Предисловие
Я люблю шутить, что самое мое драгоценное имущество, которое я ставлю превыше всех своих инструментов, книг, картин и фамильного антиквариата, — это набор для самоубийства, который я прячу дома. Он состоит из нескольких препаратов, накопившихся у меня за годы работы. Не уверен, правда, подействуют ли они сейчас: срок годности на упаковках не указан. Было бы неловко очнуться в реанимации после неудавшейся попытки суицида или в приемном покое больницы прямо в процессе промывания желудка. К людям, пытавшимся покончить с собой, больничный персонал частенько относится с презрением и снисхождением — как к тем, кому не повезло ни в жизни, ни в смерти; как к тем, кто сам виноват в собственном несчастье.
Работая младшим врачом, еще до начала моей карьеры нейрохирурга, я столкнулся с юной девушкой, которую удалось откачать после передозировки барбитуратами. Она хотела свести счеты с жизнью из-за неудачной любви, но подруга нашла ее, уже бессознательную, и привезла в больницу, где девушку поместили в реанимацию и сутки держали на аппарате искусственной вентиляции легких. После этого ее перевели в отделение, в котором я работал интерном — самым младшим в иерархии больничных врачей. Я видел, как она приходит в себя — сперва удивленная и озадаченная тем, что по-прежнему жива, а затем не совсем уверенная в том, что ей вообще стоило возвращаться в царство живых. Помню, как сидел на краю ее кровати и разговаривал с ней. Она была очень худой — очевидно, из-за анорексии. У нее были короткие, покрашенные в темно-красный цвет волосы, которые спутались и растрепались за сутки в коме. Она сидела, положив подбородок на прижатые к груди колени. Держалась она довольно спокойно: возможно, по-прежнему давала о себе знать передозировка, а может, девушка воспринимала больницу как лимб — место между адом и раем, где ей предоставили небольшую передышку от несчастий. За те пару дней, что она провела в палате, мы, можно сказать, подружились, а потом ее перевели в психиатрическое отделение. Кстати, выяснилось, что у нас имелись общие знакомые по Оксфорду, но я совершенно не в курсе, как сложилась ее дальнейшая судьба.

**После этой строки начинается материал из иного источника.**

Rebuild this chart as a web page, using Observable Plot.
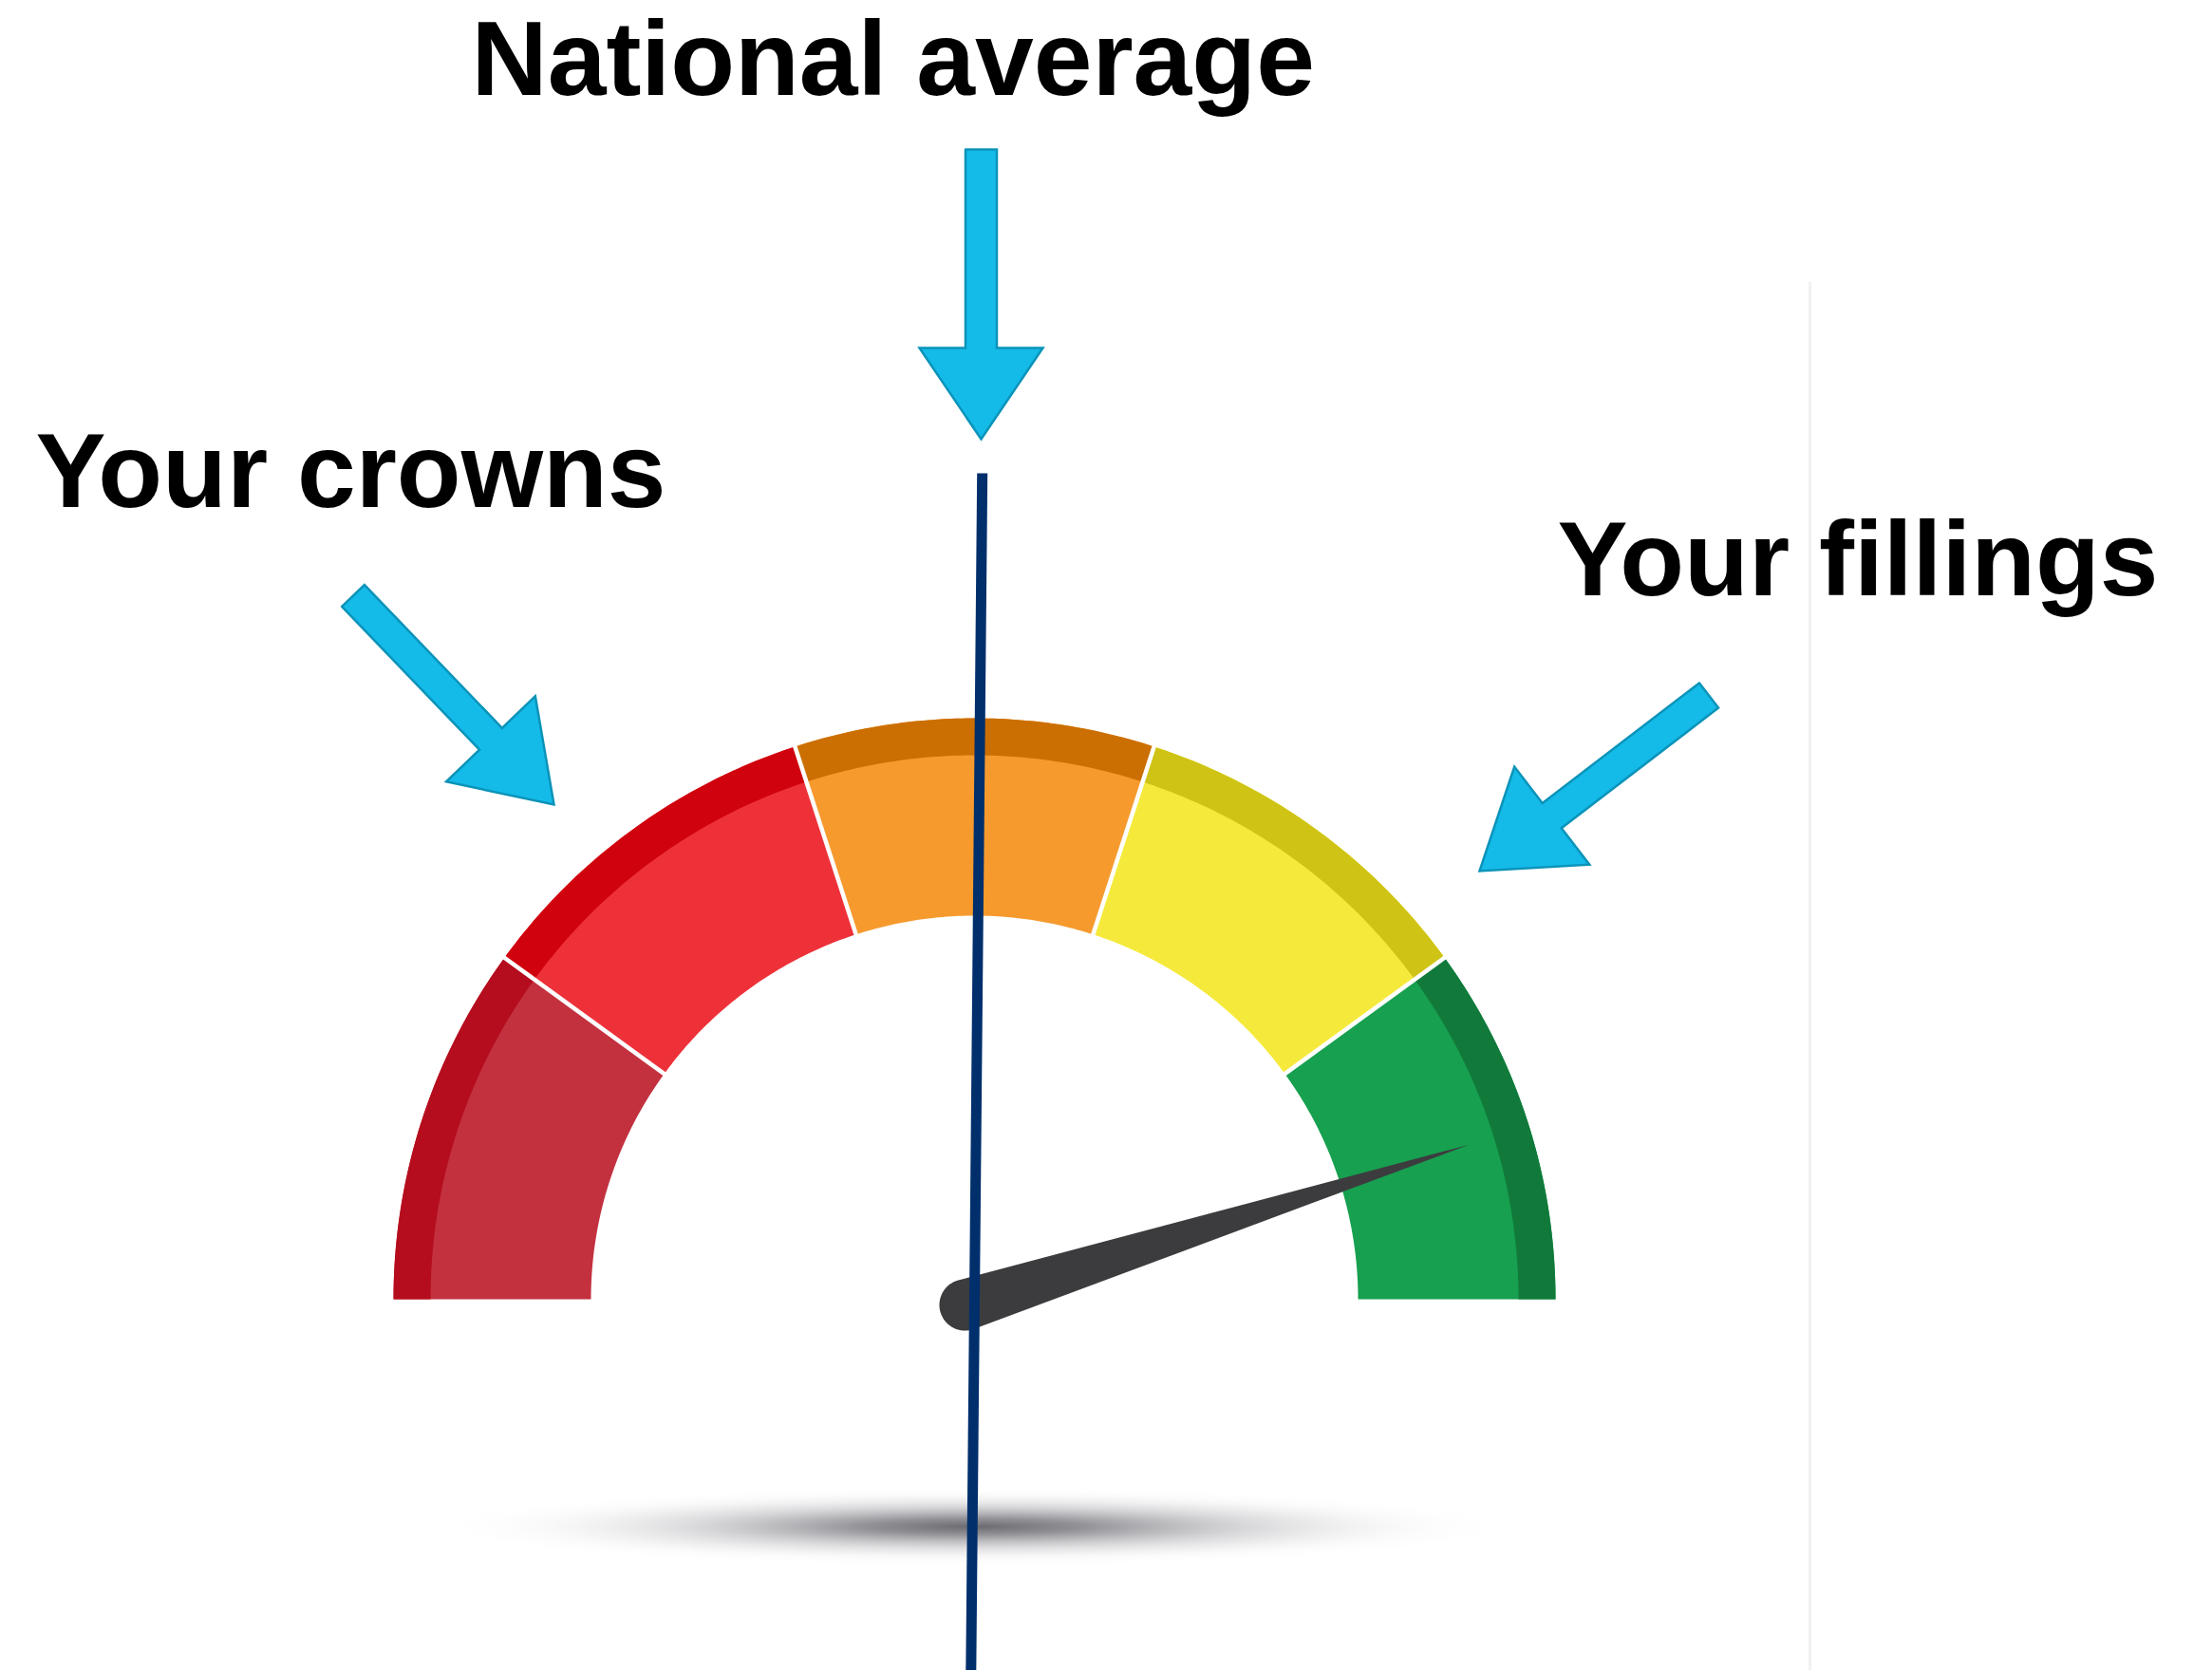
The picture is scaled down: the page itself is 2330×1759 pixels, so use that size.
<!DOCTYPE html>
<html><head><meta charset="utf-8">
<script src="https://cdn.jsdelivr.net/npm/d3@7"></script>
<script src="https://cdn.jsdelivr.net/npm/@observablehq/plot@0.6"></script>
<style>html,body{margin:0;padding:0;background:#fff;overflow:hidden} #chart svg{display:block}</style>
</head><body><div id="chart"></div>
<script>
// ---------- data ----------
const bandNames = ["Very poor", "Poor", "Average", "Good", "Very good"];
const bandStarts = [0, 20, 40, 60, 80];
const bandEnds = [20, 40, 60, 80, 100];
const bandColors = ["#c3313f", "#ee3139", "#f69a2e", "#f5ea3b", "#17a04f"];
const bandRimColors = ["#b50d1e", "#d0020e", "#cb6f02", "#cfc416", "#117a3b"];
const needleValue = 90.2;
const nationalAverage = 50.3;
const labels = ["National average", "Your crowns", "Your fillings"];

// ---------- layout ----------
const W = 2330, H = 1759;
const C = {x: 1026, y: 1368};
const R_OUT = 612, R_RIM = 573, R_IN = 404;
const PIVOT = {x: 1016, y: 1374};
const NEEDLE_LEN = 557, NEEDLE_R = 27;
const labelPos = [{x: 496, y: 99}, {x: 37, y: 533}, {x: 1640, y: 626}];
const arrowPos = [
  {tail: {x: 1033, y: 157}, tip: {x: 1033, y: 462}},
  {tail: {x: 371.5, y: 627}, tip: {x: 583, y: 847}},
  {tail: {x: 1799.5, y: 732}, tip: {x: 1558, y: 917}}
];

const angle = d3.scaleLinear().domain([0, 100]).range([Math.PI, 0]);
const polar = (v, r, c = C) => ({x: c.x + r * Math.cos(angle(v)), y: c.y - r * Math.sin(angle(v))});

function arcPoly(v0, v1, r0, r1) {
  const pts = [];
  const n = 60;
  for (let i = 0; i <= n; i++) pts.push(polar(v0 + (v1 - v0) * i / n, r1));
  for (let i = n; i >= 0; i--) pts.push(polar(v0 + (v1 - v0) * i / n, r0));
  pts.push(pts[0]);
  return pts;
}

function needlePoly(v) {
  const phi = angle(v);
  const pts = [];
  const n = 40;
  for (let i = 0; i <= n; i++) {
    const a = phi + Math.PI / 2 + Math.PI * i / n;
    pts.push({x: PIVOT.x + NEEDLE_R * Math.cos(a), y: PIVOT.y - NEEDLE_R * Math.sin(a)});
  }
  pts.push(polar(v, NEEDLE_LEN, PIVOT));
  pts.push(pts[0]);
  return pts;
}

function arrowPoly(tail, tip, sw = 33, hw = 130, hl = 96) {
  const dx = tip.x - tail.x, dy = tip.y - tail.y, L = Math.hypot(dx, dy);
  const d = {x: dx / L, y: dy / L}, nn = {x: -d.y, y: d.x};
  const B = {x: tip.x - d.x * hl, y: tip.y - d.y * hl};
  const p = (o, k) => ({x: o.x + nn.x * k, y: o.y + nn.y * k});
  const pts = [p(tail, sw / 2), p(B, sw / 2), p(B, hw / 2), tip, p(B, -hw / 2), p(B, -sw / 2), p(tail, -sw / 2)];
  pts.push(pts[0]);
  return pts;
}

const marks = [];
// faint border line
marks.push(Plot.ruleX([1906], {y1: 297, y2: H, stroke: "#f1f1f1", strokeWidth: 3}));
// shadow
marks.push(Plot.rect([{x1: 450, x2: 1600, y1: 1566, y2: 1650}], {x1: "x1", x2: "x2", y1: "y1", y2: "y2", fill: "url(#gaugeShadow)"}));
// gauge bands
bandNames.forEach((name, i) => {
  marks.push(Plot.line(arcPoly(bandStarts[i], bandEnds[i], R_IN, R_OUT), {x: "x", y: "y", fill: bandColors[i], stroke: "none", title: () => name}));
  marks.push(Plot.line(arcPoly(bandStarts[i], bandEnds[i], R_RIM, R_OUT), {x: "x", y: "y", fill: bandRimColors[i], stroke: "none"}));
});
// separators
const seps = bandStarts.slice(1).map(v => ({a: polar(v, R_IN - 6), b: polar(v, R_OUT + 6)}));
marks.push(Plot.link(seps, {x1: d => d.a.x, y1: d => d.a.y, x2: d => d.b.x, y2: d => d.b.y, stroke: "white", strokeWidth: 4.5}));
// needle
marks.push(Plot.line(needlePoly(needleValue), {x: "x", y: "y", fill: "#3c3c3f", stroke: "none"}));
// national average line
marks.push(Plot.link([{a: polar(nationalAverage, 870), b: polar(nationalAverage, -395)}],
  {x1: d => d.a.x, y1: d => d.a.y, x2: d => d.b.x, y2: d => d.b.y, stroke: "#002f6c", strokeWidth: 11, strokeLinecap: "butt"}));
// arrows
arrowPos.forEach(a => {
  marks.push(Plot.line(arrowPoly(a.tail, a.tip), {x: "x", y: "y", fill: "#14bbe8", stroke: "#0b93b9", strokeWidth: 2.5, strokeLinejoin: "miter", strokeMiterlimit: 10}));
});
// labels
marks.push(Plot.text(labels.map((t, i) => ({t, ...labelPos[i]})), {
  x: "x", y: "y", text: "t", textAnchor: "start", lineAnchor: "bottom",
  fontSize: 111, fontWeight: "bold", fontFamily: "Liberation Sans, Arial, sans-serif", fill: "black"
}));

const chart = Plot.plot({
  width: W, height: H, margin: 0,
  x: {domain: [0, W], range: [0, W], axis: null},
  y: {domain: [0, H], range: [0, H], axis: null},
  style: {background: "white"},
  marks
});

const svg = d3.select(chart);
const defs = svg.insert("defs", ":first-child");
const g = defs.append("radialGradient").attr("id", "gaugeShadow").attr("cx", "0.5").attr("cy", "0.5").attr("r", "0.5");
[[0, "#6a6a70", 1], [0.2, "#7e7e84", 0.85], [0.5, "#a8a8ad", 0.45], [0.8, "#d8d8da", 0.12], [1, "#ffffff", 0]].forEach(([o, c, op]) =>
  g.append("stop").attr("offset", o).attr("stop-color", c).attr("stop-opacity", op));

document.getElementById("chart").appendChild(chart);
</script>
</body></html>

Должен признаться, что не уверен, воспользуюсь ли я препаратами из набора для самоубийства, если — а это может произойти уже в ближайшем будущем — столкнусь с первыми симптомами деменции или если у меня обнаружат неизлечимое заболевание вроде злокачественных опухолей мозга, с которыми я так хорошо познакомился за годы работы нейрохирургом. Когда ты здоров и чувствуешь себя хорошо, совсем не сложно лелеять мечту о том, что через много лет умрешь с достоинством, уйдя из жизни по собственной воле, ведь смерть кажется такой далекой. Если я не умру мгновенно (например, от инсульта или инфаркта либо после падения с велосипеда), то даже предположить не могу, что почувствую, узнав, что моя жизнь подходит к концу — к концу, который может оказаться весьма горьким и унизительным. Я врач и не могу тешить себя иллюзиями. Вместе с тем я нисколько не удивлюсь, если вдруг начну отчаянно цепляться за ускользающую жизнь. В странах, где эвтаназия узаконена, многие люди, страдающие неизлечимой болезнью в терминальной стадии, изначально интересуются возможностью быстро уйти из жизни, но так и не решаются ею воспользоваться до самого конца. Может быть, все, чего им хотелось, — убедиться в том, что они смогут быстро покончить с мучениями, если те станут невыносимыми, однако на деле их последние дни прошли довольно спокойно. А может, с приближением смерти они начали надеяться на то, что у них все еще есть будущее. Сталкиваясь с противоречащими друг другу мыслями, мы испытываем так называемый когнитивный диссонанс. Разумом мы понимаем, что вскоре умрем, — и принимаем это, но в глубине души думаем, что для нас еще не все кончено. Словно наш мозг запрограммирован на то, чтобы лелеять надежду вопреки всему.